About the Artist: Charles Henry Miller (1842-1922) was born in New York, but studied painting at the Royal Academy in Munich in 1867 before returning to Queens, New York in 1870. He is known for painting Long Island scenery inspired by the Barbizon School style of painting.
The Calhoun circa 1856
James Bard, Oil on Canvas, 1856
On loan from the NYS Office of Parks, Recreation and Historic Preservation
Long Island Sound has been a center of maritime activity since the 17th century. In the 1820s steamships began to replace sailing vessels.
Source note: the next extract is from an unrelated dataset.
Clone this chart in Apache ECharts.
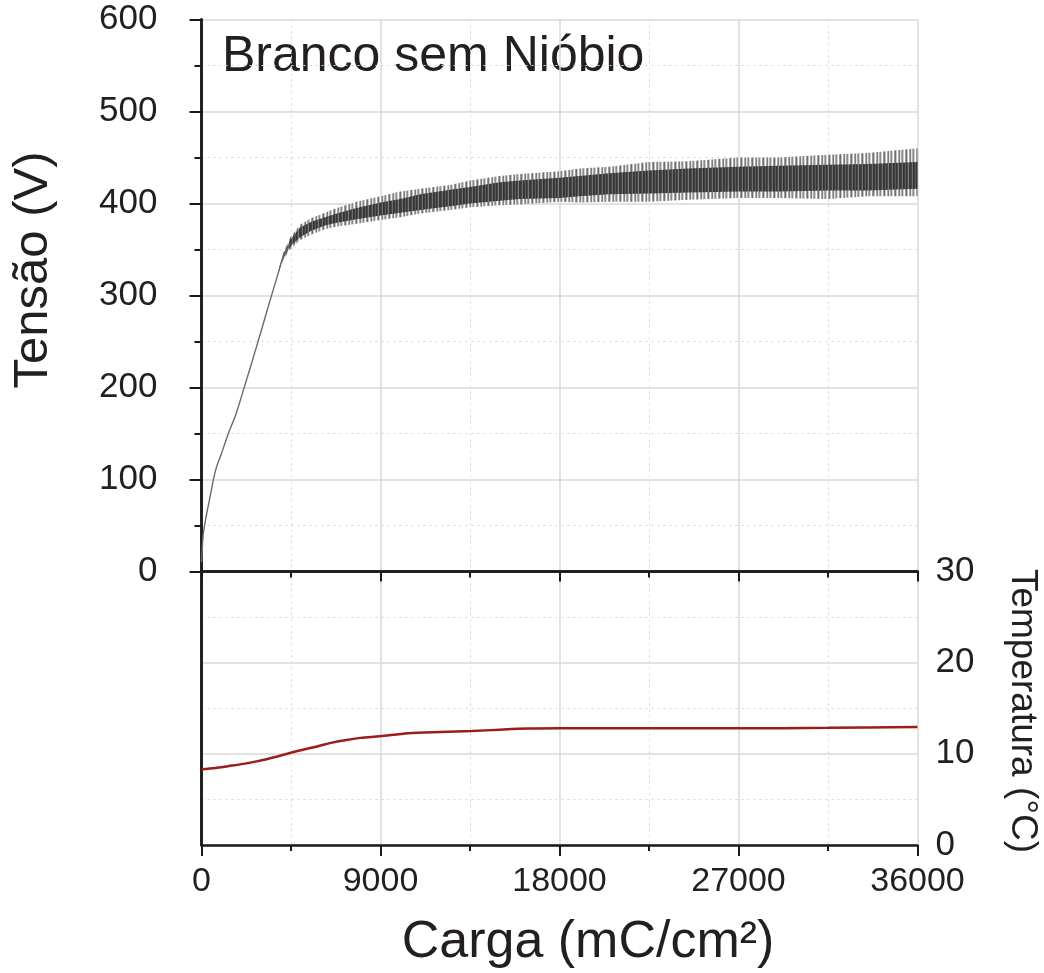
<!DOCTYPE html>
<html>
<head>
<meta charset="utf-8">
<script src="https://cdn.jsdelivr.net/npm/echarts@6/dist/echarts.min.js"></script>
<style>
html,body{margin:0;padding:0;background:#fff;}
#chart{width:1044px;height:973px;}
</style>
</head>
<body>
<div id="chart"></div>
<script>
// ---- data ----
const chartTitle = 'Branco sem Nióbio';
const xTitle = 'Carga (mC/cm²)';
const yTitle = 'Tensão (V)';
const y2Title = 'Temperatura (°C)';

// voltage: charge samples (mC/cm²)
const charge = [0, 90, 260, 430, 590, 760, 1000, 1350, 1700, 1950, 2400, 2900, 3450, 3800,
  4100, 4450, 4950, 5500, 6200, 6800, 7800, 9000, 10000, 11000, 12500, 13500, 15000, 16000,
  18000, 19000, 20500, 22500, 24500, 27000, 29000, 31500, 33500, 36000];
// envelope of the oscillating voltage signal (V)
const voltageOuterLow = [10, 41, 63, 81, 99, 114, 128, 150, 169, 186, 218, 254, 295, 320,
  338, 350, 360, 366, 372, 375, 378, 382, 385, 389, 393, 396, 398, 399,
  402, 401, 402, 402, 404, 406, 406, 405, 408, 408];
const voltageCoreLow = [10, 41, 63, 81, 99, 114, 128, 150, 169, 186, 218, 254, 295, 320,
  340, 353, 363, 370, 376, 379, 383, 387, 390, 393, 397, 400, 403, 405,
  406, 408, 410, 411, 412, 413, 413, 414, 414, 416];
const voltageCoreHigh = [10, 41, 63, 81, 99, 114, 128, 150, 169, 186, 218, 254, 295, 320,
  344, 360, 374, 380, 385, 389, 395, 401, 405, 410, 415, 418, 423, 425,
  428, 430, 433, 436, 438, 440, 441, 442, 443, 445];
const voltageOuterHigh = [10, 41, 63, 81, 99, 114, 128, 150, 169, 186, 218, 254, 295, 320,
  346, 363, 377, 384, 390, 395, 402, 408, 413, 416, 420, 425, 430, 432,
  435, 438, 440, 445, 446, 450, 450, 453, 455, 460];

// temperature (°C)
const tempCharge = [0, 700, 1330, 2100, 2850, 3700, 4530, 5200, 5870, 6500, 7210, 8000, 8970,
  10390, 12000, 13580, 15000, 16420, 18000, 22000, 27000, 31500, 36000];
const temperature = [8.3, 8.45, 8.65, 8.9, 9.2, 9.65, 10.15, 10.5, 10.84, 11.2, 11.5, 11.75, 11.93,
  12.26, 12.4, 12.5, 12.65, 12.77, 12.8, 12.8, 12.8, 12.85, 12.95];

const xTicks = [0, 9000, 18000, 27000, 36000];
const vTicks = [0, 100, 200, 300, 400, 500, 600];
const tTicks = [0, 10, 20, 30];

// ---- styling helpers (hatch texture of the noisy band) ----
function stripePattern(colors) {
  const c = document.createElement('canvas');
  c.width = colors.length; c.height = 4;
  const ctx = c.getContext('2d');
  colors.forEach(function (col, i) { ctx.fillStyle = col; ctx.fillRect(i, 0, 1, 4); });
  return {image: c, repeat: 'repeat'};
}
const outerFill = stripePattern(['#8a8a8a', '#d0d0d0', '#ffffff', '#9a9a9a', '#6f6f6f', '#c4c4c4', '#ffffff', '#a8a8a8', '#7c7c7c', '#e6e6e6', '#b0b0b0']);
const coreFill = stripePattern(['#3a3a3a', '#454545', '#6e6e6e', '#333333', '#3e3e3e', '#5a5a5a', '#363636', '#4a4a4a', '#7a7a7a', '#3a3a3a']);

const FONT = '"Liberation Sans", Arial, sans-serif';
const TXT = '#231f20';
const AX = {lineStyle: {color: '#1a1a1a', width: 2.5}};
const GRIDMAJ = {show: true, lineStyle: {color: '#d8d8d8', width: 1.5}};
const GRIDMIN = {show: true, lineStyle: {color: '#d4d4d4', width: 1, type: [2, 4]}};

function bandSeries(lowArr, highArr, fill) {
  return {
    type: 'custom', xAxisIndex: 0, yAxisIndex: 0, silent: true,
    data: [[0]],
    clip: true,
    renderItem: function (params, api) {
      const pts = [];
      for (let i = 0; i < charge.length; i++) pts.push(api.coord([charge[i], highArr[i]]));
      for (let i = charge.length - 1; i >= 0; i--) pts.push(api.coord([charge[i], lowArr[i]]));
      return {type: 'polygon', shape: {points: pts}, style: {fill: fill, lineWidth: 0}};
    }
  };
}

const chart = echarts.init(document.getElementById('chart'), null, {renderer: 'canvas'});
const option = {
  animation: false,
  backgroundColor: '#fff',
  textStyle: {fontFamily: FONT, color: TXT},
  grid: [
    {left: 201.5, right: 126.5, top: 19.5, height: 552, containLabel: false},
    {left: 201.5, right: 126.5, top: 571.5, height: 273.5, containLabel: false}
  ],
  xAxis: [
    {gridIndex: 0, type: 'value', min: xTicks[0], max: xTicks[xTicks.length - 1], interval: 9000,
      position: 'bottom', axisLine: AX,
      axisTick: {show: true, inside: false, length: 10, lineStyle: {color: '#1a1a1a', width: 2}},
      minorTick: {show: true, splitNumber: 2, length: 6, lineStyle: {color: '#1a1a1a', width: 2}},
      axisLabel: {show: false}, splitLine: GRIDMAJ, minorSplitLine: GRIDMIN},
    {gridIndex: 0, type: 'value', min: 0, max: 36000, position: 'top', axisLine: AX,
      axisTick: {show: false}, axisLabel: {show: false}, splitLine: {show: false}},
    {gridIndex: 1, type: 'value', min: xTicks[0], max: xTicks[xTicks.length - 1], interval: 9000,
      position: 'bottom', axisLine: AX,
      axisTick: {show: true, inside: false, length: 11, lineStyle: {color: '#1a1a1a', width: 2}},
      minorTick: {show: true, splitNumber: 2, length: 6, lineStyle: {color: '#1a1a1a', width: 2}},
      axisLabel: {show: true, fontSize: 34, color: TXT, fontFamily: FONT, margin: 20,
        showMinLabel: true, showMaxLabel: true,
        formatter: function (v) { return xTicks.indexOf(v) >= 0 ? String(v) : ''; }},
      splitLine: GRIDMAJ, minorSplitLine: GRIDMIN}
  ],
  yAxis: [
    {gridIndex: 0, type: 'value', min: vTicks[0], max: vTicks[vTicks.length - 1], interval: 100,
      position: 'left', axisLine: AX,
      axisTick: {show: true, inside: false, length: 12, lineStyle: {color: '#1a1a1a', width: 2}},
      minorTick: {show: true, splitNumber: 2, length: 7, lineStyle: {color: '#1a1a1a', width: 2}},
      axisLabel: {show: true, fontSize: 35, color: TXT, fontFamily: FONT, margin: 44,
        formatter: function (v) { return vTicks.indexOf(v) >= 0 ? String(v) : ''; }},
      splitLine: GRIDMAJ, minorSplitLine: GRIDMIN},
    {gridIndex: 0, type: 'value', min: 0, max: 600, position: 'right', axisLine: AX,
      axisTick: {show: false}, axisLabel: {show: false}, splitLine: {show: false}},
    {gridIndex: 1, type: 'value', min: tTicks[0], max: tTicks[tTicks.length - 1], interval: 10,
      position: 'right', axisLine: AX,
      axisTick: {show: false}, minorTick: {show: false, splitNumber: 2},
      axisLabel: {show: true, fontSize: 35, color: TXT, fontFamily: FONT, margin: 18,
        formatter: function (v) { return tTicks.indexOf(v) >= 0 ? String(v) : ''; }},
      splitLine: GRIDMAJ, minorSplitLine: GRIDMIN},
    {gridIndex: 1, type: 'value', min: 0, max: 30, position: 'left', axisLine: AX,
      axisTick: {show: false}, axisLabel: {show: false}, splitLine: {show: false}}
  ],
  series: [
    bandSeries(voltageOuterLow, voltageOuterHigh, outerFill),
    bandSeries(voltageCoreLow, voltageCoreHigh, coreFill),
    {type: 'line', xAxisIndex: 0, yAxisIndex: 0, showSymbol: false, silent: true, smooth: 0.2,
      data: charge.slice(0, 16).map(function (c, i) { return [c, (voltageCoreLow[i] + voltageCoreHigh[i]) / 2]; }),
      lineStyle: {color: '#6a6a6a', width: 1.4}},
    {type: 'line', xAxisIndex: 2, yAxisIndex: 2, showSymbol: false, smooth: 0.3, silent: true,
      data: tempCharge.map(function (c, i) { return [c, temperature[i]]; }),
      lineStyle: {color: '#9a1c1c', width: 2.5}}
  ],
  graphic: [
    {type: 'text', x: 222, y: 57, silent: true,
      style: {text: chartTitle, font: '50px ' + FONT, fill: TXT, textAlign: 'left', textVerticalAlign: 'middle'}},
    {type: 'text', x: 33, y: 270, rotation: Math.PI / 2, silent: true,
      style: {text: yTitle, font: '49px ' + FONT, fill: TXT, textAlign: 'center', textVerticalAlign: 'middle'}},
    {type: 'text', x: 588, y: 943, silent: true,
      style: {text: xTitle, font: '52px ' + FONT, fill: TXT, textAlign: 'center', textVerticalAlign: 'middle'}},
    {type: 'text', x: 1022, y: 711, rotation: -Math.PI / 2, silent: true,
      style: {text: y2Title, font: '37px ' + FONT, fill: TXT, textAlign: 'center', textVerticalAlign: 'middle'}}
  ]
};
chart.setOption(option);
</script>
</body>
</html>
About the Artist: Born in New York City, James Bard (1815- 1897) had a long and productive artistic career. He took advantage of the great boom of steam engine building and devoted himself to depicting the vessels as they traveled the Hudson River. With shipbuilders, owners and captains as clients, Bard is estimated to have painted nearly four thousand steamboats. His works are known for their incredible clarity and accuracy.
Stormy Skies, Long Island
Thomas Moran, Oil on Canvas, 1885
In the late 19th century, before the railroad stretched to the end of Long Island, Montauk was a quiet fishing community where local farmers grazed cattle, as in this view over Money Pond and out over the coastline of Montauk Point.
About the Artist: An American born in England, Thomas Moran (1837-1926) is best known for his oil paintings of Yellowstone, the Grand Canyon, and other scenes of the American West. Moran's works helped encourage the establishment of the National Parks system. Moran was the first artist to permanently settle in Easthampton, building a home and studio there in 1884. His restored Victorian turreted studio is slated to open to the public in 2018 as an arts center with rotating exhibits.